Employers Seek to Halt Rising Specialty Drug Costs
Aggressive new approaches considered to curb financial hit from prescription drugs.
With increasing costs for specialty drugs, employers are taking a more aggressive approach to diminish the impact of prescription medication spending, according to a recent report by global professional services company Towers Watson.
As a result of high cost specialty drugs and the growing use of compound drugs, prescription drug spending has become a hurdle for employers seeking to keep health care expenditures under control. Employers are responding with specific plans that control spending into the immediate future.
“Although pharmacy represents approximately 20% of employer-sponsored medical benefits costs, it is increasing at a rate that accounts for roughly half of medical cost inflation and should be a top priority for employers,” said Eric Michael, US central division pharmacy leader for Towers Watson. “The price, utilization and delivery of specialty prescription drugs, many of which require special handling or delivery, are a top pain point for employers. Frustrated by their lack of success in controlling these growing costs, employers are beginning to consider new aggressive approaches.”
In a survey evaluating best practices in health care among 487 large US employers, Towers Watson found 26% of employer-sponsored plans specifically address specialty drug cost and utilization. Furthermore, employers are taking action with several tactics that directly address the pharmacy benefit.
The survey found 53% of employers added tighter restrictions on coverage and utilization for specialty pharmacy, including prior authorization requirements and by limiting quantities based on clinical evidence. An additional 32% of employers are projected to add these restrictions by 2018.

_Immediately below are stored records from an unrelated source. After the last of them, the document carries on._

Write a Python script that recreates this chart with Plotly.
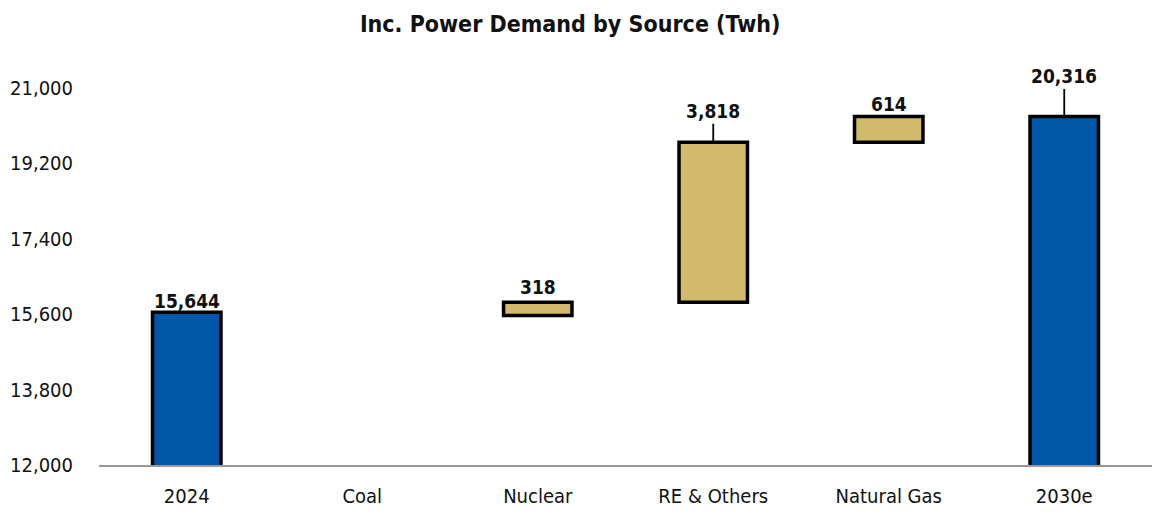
import plotly.graph_objects as go

categories = ["2024", "Coal", "Nuclear", "RE & Others", "Natural Gas", "2030e"]
values = [15644, -78, 318, 3818, 614, 20316]
measures = ["absolute", "relative", "relative", "relative", "relative", "total"]
labels = ["15,644", "", "318", "3,818", "614", "20,316"]
tick_vals = [12000, 13800, 15600, 17400, 19200, 21000]

# label placement style (pixels): leader (0 = none), text offset
leader = [0, 0, 0, 1, 0, 1]
offsets = [11, 0, 15, 31, 12, 40]

FONT = "Liberation Sans Narrow, DejaVu Sans Condensed, Arial Narrow, sans-serif"
BLUE = "#0057A8"
GOLD = "#D2BA6C"

fig = go.Figure()
fig.add_trace(go.Waterfall(
    x=categories, y=values, measure=measures,
    connector=dict(visible=False),
    totals=dict(marker=dict(color=BLUE, line=dict(color="black", width=3.5))),
    increasing=dict(marker=dict(color=GOLD, line=dict(color="black", width=3.5))),
    decreasing=dict(marker=dict(color="rgba(0,0,0,0)", line=dict(color="rgba(0,0,0,0)", width=0))),
    textinfo="none", hoverinfo="skip", width=0.39,
))

# compute bar tops from data
run = 0
tops = []
for v, m in zip(values, measures):
    if m == "absolute":
        start, run = 0, v
    elif m == "relative":
        start, run = run, run + v
    else:
        start = 0
    tops.append(max(start, run))

for i, (t, lab, ld, off) in enumerate(zip(tops, labels, leader, offsets)):
    if not lab:
        continue
    txt = "<b>" + lab + "</b>"
    if ld:
        fig.add_annotation(x=i, y=t, text=txt, showarrow=True, arrowhead=0,
                           arrowwidth=1.8, arrowcolor="black", ax=0, ay=-off,
                           font=dict(family=FONT, size=19, color="#111111"),
                           yanchor="middle")
    else:
        fig.add_annotation(x=i, y=t, text=txt, showarrow=False, yshift=off,
                           yanchor="middle",
                           font=dict(family=FONT, size=19, color="#111111"))

fig.update_layout(
    width=1152, height=512,
    margin=dict(l=91, r=8, t=42, b=55),
    paper_bgcolor="white", plot_bgcolor="white",
    showlegend=False,
    font=dict(family=FONT, color="#111111"),
    title=dict(text="<b>Inc. Power Demand by Source (Twh)</b>",
               font=dict(family=FONT, size=23, color="#111111"),
               x=0.488, xref="container", xanchor="center",
               y=0.969, yref="container", yanchor="middle"),
    yaxis=dict(range=[12000, 21900], tickvals=tick_vals, tickformat=",",
               showgrid=False, zeroline=False, showline=False,
               tickfont=dict(family=FONT, size=20, color="#111111"),
               ticklabelstandoff=25, automargin=False),
    xaxis=dict(type="category", range=[-0.5, len(categories) - 0.5],
               showline=True, linecolor="#999999", linewidth=2,
               showgrid=False, ticks="",
               tickfont=dict(family=FONT, size=20, color="#111111"),
               ticklabelstandoff=12, automargin=False),
)

fig.write_html("out.html")
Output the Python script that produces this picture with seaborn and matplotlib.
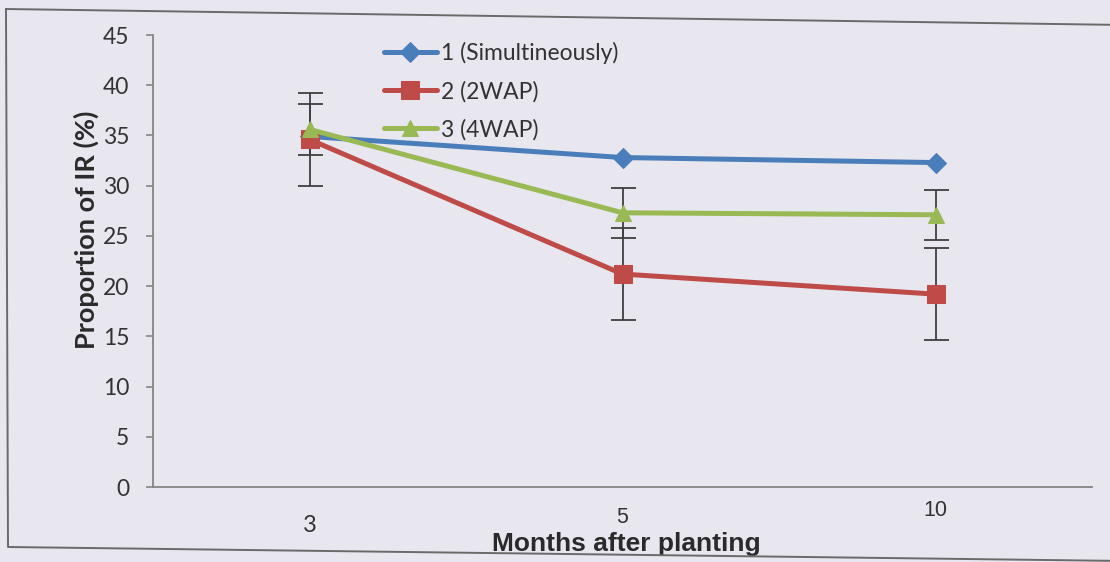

“Because of the complexity involved in delivering specialty drugs, related costs are often paid through the medical benefit, rather than the pharmacy benefit,” Michael said. “When this is the case, employers look for data and reporting from the health plan to determine usage patterns to help them estimate their financial exposure.”
A growing number of employers are expected to exclude inappropriate compounds from benefit coverage, as 39% have taken this action already with an additional 24% expected to follow by 2018.
“[C]ompounds are prescribed by physicians, but prepared by pharmacists who mix or adjust drug ingredients to customize a medication for a specific patient. Given that the compounding process results in higher cost and their use may not be FDA-approved in compound form, health insurers increasingly will not cover them,” said Carmelina Rivera, US west division pharmacy leader for Towers Watson. “Left unchecked, pharmacy costs will continue to soar, creating an urgent need for employers to reevaluate their pharmacy plans and benefits to include maximizing use of generic drugs, and develop clear policies on the use of specialty and compound drugs. The challenge is to prudently manage pharmacy costs while enabling employees to access effective and affordable treatment.”